Gove Allows Unqualified Teachers into the Classroom

English: Michael Gove outside the Palace of We...
Michael Gove outside the Palace of Westminster (Photo: Wikipedia)
In another move that has angered the teaching profession and its unions, Education Secretary Michael Gove has given the green light for academies to recruit unqualified teachers into teaching positions.

All new academies sign an agreement with the Department for Education. From now on, this agreement will state that the school has the right to recruit whoever it believes to be qualified for a teaching role, removing the condition that the recruit must have QTS (Qualified Teacher Status). Existing academies may apply to have the new clause inserted into their agreements with the Department.

Academies now account for more than a half of all secondary schools in England, although they are much less prevalent in other parts of the UK. The move brings new academies into line with private schools and the government's free schools.

The Department says it expects the vast majority of recruited teachers still to have QTS status, and that it is allowing more flexibility, by allowing schools to hire people from a broader range of backgrounds.

In contrast, the feeling among the teaching profession is that Michael Gove is trying to de-professionalise teaching. The general secretary of the NUT, Christine Blower, has described it as a cost-cutting measure and a clear dereliction of duty.

Unions point to the fact that Mr Gove has in the past praised the education system of Finland, where teachers are respected and paid accordingly. In other countries where the required level of teaching qualifications is being watered down, such as Sweden, educational standards now appear to be falling.

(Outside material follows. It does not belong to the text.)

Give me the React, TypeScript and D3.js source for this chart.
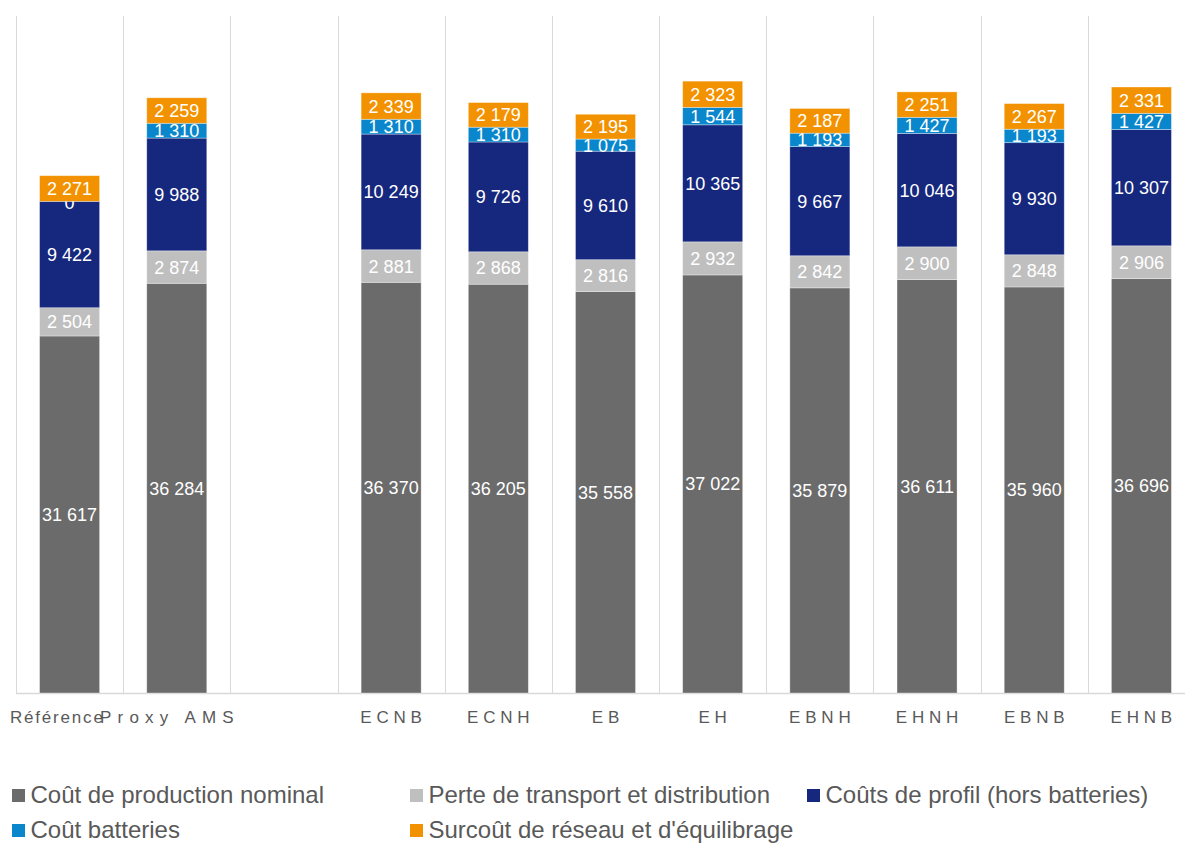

Teachers know how rigorous and valuable their training is. They know that pupils do not respond as well to untrained teaching and that this applies both to the academic rigour required and to classroom management.

Many teachers also suspect that this is one step of a plan for further privatisation of the education sector, eventually allowing private companies to run the academies for a profit and offering a cut-price education, to compete with neighbouring schools.

This is another move that the Education Secretary has attempted to introduce by stealth, as a part of his creeping revolution of the UK's education system. But proposals such as this, with such far-reaching consequences, will not go unnoticed by the teaching profession. There will be trouble ahead.